By John Mooney
While new pact reflects lukewarm endorsement of Newark Superintendent Cami Anderson, keeping her in post underscores larger school-reform agenda
Newark schools Superintendent Cami Anderson
Gov. Chris Christie’s renewal of Cami Anderson’s contract to continue running Newark public schools was replete with questions about exactly what it means in relation to school-reform efforts in the state’s largest district – and the governor’s own legacy.
Announced after business hours on Friday – at 5:23 p.m. to be exact – the long-expected renewal was not something the governor and his administration were playing up, to be sure.
The fact that it came with the announcement of a new local “working group” in Newark to advise Anderson was duly noted, too.
And the other strings attached to the new three-year contract, including a nominal raise and a year-to-year review, were not exactly a big vote of confidence for the controversial superintendent.
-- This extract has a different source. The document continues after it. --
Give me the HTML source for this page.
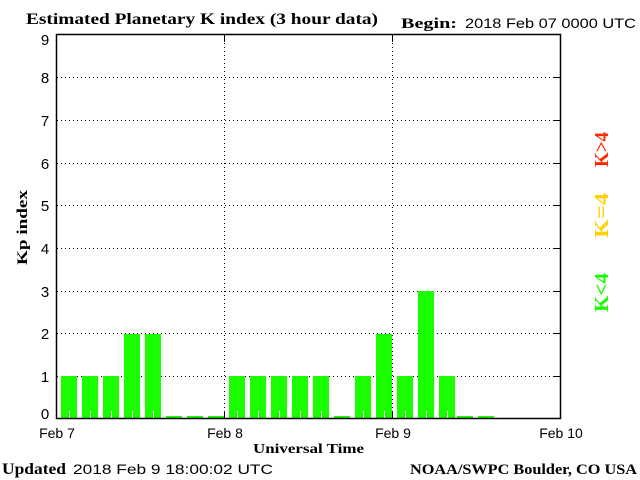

Nonetheless, Anderson’s new pact is not terribly different from the one she received in headier times in 2011, when she embarked on her much-ballyhooed reform initiative, and it mostly left her powers intact.
She will be renewed at her current pay, with cost-of-living increases that will bring her annual salary to $251,500 next year. She will also be eligible for up to $50,000 in bonuses based on yet-to-be-prescribed criteria.
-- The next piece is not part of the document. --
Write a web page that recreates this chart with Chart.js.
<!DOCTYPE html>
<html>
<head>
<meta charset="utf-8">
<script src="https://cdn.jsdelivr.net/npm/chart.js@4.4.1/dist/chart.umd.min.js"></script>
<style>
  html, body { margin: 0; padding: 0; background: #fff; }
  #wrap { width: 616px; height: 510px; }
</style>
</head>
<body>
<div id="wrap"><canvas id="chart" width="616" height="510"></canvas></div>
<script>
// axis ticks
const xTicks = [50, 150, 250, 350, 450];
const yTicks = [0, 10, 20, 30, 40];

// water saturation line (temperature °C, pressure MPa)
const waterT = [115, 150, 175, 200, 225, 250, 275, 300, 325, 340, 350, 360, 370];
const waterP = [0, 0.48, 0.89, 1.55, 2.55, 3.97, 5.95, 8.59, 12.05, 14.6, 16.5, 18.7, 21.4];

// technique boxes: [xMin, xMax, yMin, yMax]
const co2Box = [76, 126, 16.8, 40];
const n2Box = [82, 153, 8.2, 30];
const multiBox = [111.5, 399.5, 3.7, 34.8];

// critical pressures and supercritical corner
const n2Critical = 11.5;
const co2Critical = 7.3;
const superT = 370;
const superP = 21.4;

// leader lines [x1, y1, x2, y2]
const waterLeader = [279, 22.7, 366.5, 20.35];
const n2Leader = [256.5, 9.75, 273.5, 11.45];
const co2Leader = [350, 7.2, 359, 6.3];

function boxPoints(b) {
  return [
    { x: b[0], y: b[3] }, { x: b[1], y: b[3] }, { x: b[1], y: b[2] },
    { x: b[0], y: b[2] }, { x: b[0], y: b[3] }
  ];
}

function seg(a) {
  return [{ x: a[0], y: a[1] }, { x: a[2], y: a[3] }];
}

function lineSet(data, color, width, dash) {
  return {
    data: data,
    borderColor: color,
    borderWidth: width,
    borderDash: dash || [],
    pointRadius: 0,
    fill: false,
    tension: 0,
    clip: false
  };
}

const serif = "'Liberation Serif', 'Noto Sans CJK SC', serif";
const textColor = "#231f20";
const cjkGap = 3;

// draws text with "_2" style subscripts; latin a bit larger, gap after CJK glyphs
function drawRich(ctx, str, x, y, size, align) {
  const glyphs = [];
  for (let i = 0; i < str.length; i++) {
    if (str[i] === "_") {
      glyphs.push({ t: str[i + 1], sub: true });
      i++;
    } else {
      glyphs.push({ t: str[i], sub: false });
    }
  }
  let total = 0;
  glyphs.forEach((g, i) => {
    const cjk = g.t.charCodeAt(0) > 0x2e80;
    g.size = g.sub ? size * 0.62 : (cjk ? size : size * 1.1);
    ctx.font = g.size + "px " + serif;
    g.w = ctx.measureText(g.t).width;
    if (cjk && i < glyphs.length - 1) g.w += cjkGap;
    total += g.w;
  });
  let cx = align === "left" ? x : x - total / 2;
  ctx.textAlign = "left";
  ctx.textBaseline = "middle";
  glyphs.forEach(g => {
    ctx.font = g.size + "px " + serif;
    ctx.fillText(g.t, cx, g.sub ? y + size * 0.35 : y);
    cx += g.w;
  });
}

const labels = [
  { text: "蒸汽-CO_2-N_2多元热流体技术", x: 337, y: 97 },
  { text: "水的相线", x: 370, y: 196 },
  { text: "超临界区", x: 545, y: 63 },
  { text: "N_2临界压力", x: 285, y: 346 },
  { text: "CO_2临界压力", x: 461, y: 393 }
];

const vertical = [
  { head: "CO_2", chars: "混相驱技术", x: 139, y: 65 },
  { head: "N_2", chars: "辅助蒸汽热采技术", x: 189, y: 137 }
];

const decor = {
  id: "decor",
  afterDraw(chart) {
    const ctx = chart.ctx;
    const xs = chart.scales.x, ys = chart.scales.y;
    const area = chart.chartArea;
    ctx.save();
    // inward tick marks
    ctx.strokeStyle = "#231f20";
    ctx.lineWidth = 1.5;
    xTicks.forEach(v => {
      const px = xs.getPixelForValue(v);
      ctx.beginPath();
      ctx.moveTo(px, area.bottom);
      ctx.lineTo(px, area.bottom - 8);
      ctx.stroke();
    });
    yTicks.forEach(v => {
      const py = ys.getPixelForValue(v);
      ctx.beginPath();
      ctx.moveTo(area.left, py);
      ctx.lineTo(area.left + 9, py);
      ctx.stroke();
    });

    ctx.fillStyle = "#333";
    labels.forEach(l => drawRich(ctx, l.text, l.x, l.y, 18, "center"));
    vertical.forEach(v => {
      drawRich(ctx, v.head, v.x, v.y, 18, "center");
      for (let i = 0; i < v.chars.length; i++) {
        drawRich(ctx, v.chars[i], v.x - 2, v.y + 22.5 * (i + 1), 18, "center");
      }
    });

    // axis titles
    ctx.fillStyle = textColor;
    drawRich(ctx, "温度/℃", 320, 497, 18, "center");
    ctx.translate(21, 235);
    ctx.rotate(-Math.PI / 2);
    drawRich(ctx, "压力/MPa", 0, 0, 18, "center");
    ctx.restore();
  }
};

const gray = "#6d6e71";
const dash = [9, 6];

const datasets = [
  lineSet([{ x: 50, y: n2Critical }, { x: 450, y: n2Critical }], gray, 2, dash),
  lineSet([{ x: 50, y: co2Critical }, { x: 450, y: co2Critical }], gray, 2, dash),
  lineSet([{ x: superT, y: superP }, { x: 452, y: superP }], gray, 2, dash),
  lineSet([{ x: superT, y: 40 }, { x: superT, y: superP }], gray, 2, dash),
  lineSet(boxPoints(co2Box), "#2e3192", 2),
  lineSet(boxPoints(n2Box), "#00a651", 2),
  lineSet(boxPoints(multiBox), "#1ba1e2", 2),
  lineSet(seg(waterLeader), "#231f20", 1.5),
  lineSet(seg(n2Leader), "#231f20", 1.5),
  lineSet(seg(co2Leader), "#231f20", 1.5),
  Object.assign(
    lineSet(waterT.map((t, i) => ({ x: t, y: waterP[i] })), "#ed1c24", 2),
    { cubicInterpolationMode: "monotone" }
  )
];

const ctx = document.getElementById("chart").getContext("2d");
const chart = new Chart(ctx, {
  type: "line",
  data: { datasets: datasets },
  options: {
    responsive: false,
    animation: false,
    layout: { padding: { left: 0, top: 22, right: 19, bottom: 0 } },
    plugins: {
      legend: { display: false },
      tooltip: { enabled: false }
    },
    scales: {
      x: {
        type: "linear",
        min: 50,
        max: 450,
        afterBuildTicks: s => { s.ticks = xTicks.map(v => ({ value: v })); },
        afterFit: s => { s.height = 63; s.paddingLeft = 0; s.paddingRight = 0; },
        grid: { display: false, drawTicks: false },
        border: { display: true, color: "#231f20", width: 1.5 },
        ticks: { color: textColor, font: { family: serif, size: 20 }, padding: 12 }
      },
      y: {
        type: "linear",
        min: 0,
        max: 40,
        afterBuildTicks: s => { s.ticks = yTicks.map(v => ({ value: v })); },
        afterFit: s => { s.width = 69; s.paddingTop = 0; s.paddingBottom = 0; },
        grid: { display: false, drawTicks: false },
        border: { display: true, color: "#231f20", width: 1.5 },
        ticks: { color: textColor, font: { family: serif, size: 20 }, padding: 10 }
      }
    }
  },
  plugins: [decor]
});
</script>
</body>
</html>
And while the new local advisory group – its members have not been named — will have the immediate task of reviewing Anderson’s “One Newark” school reorganization plan for the district, the fact is that there isn’t much time to revise it before its launch in September.
State Education Commissioner David Hespe, who was at the center of the contract negotiations, wasn’t available for comment this weekend, leaving it to others to speculate about his motives and thinking.
But most agreed the timing of upcoming changes in the district under Anderson’s reorganization plan left a narrow window for a leadership change at this point.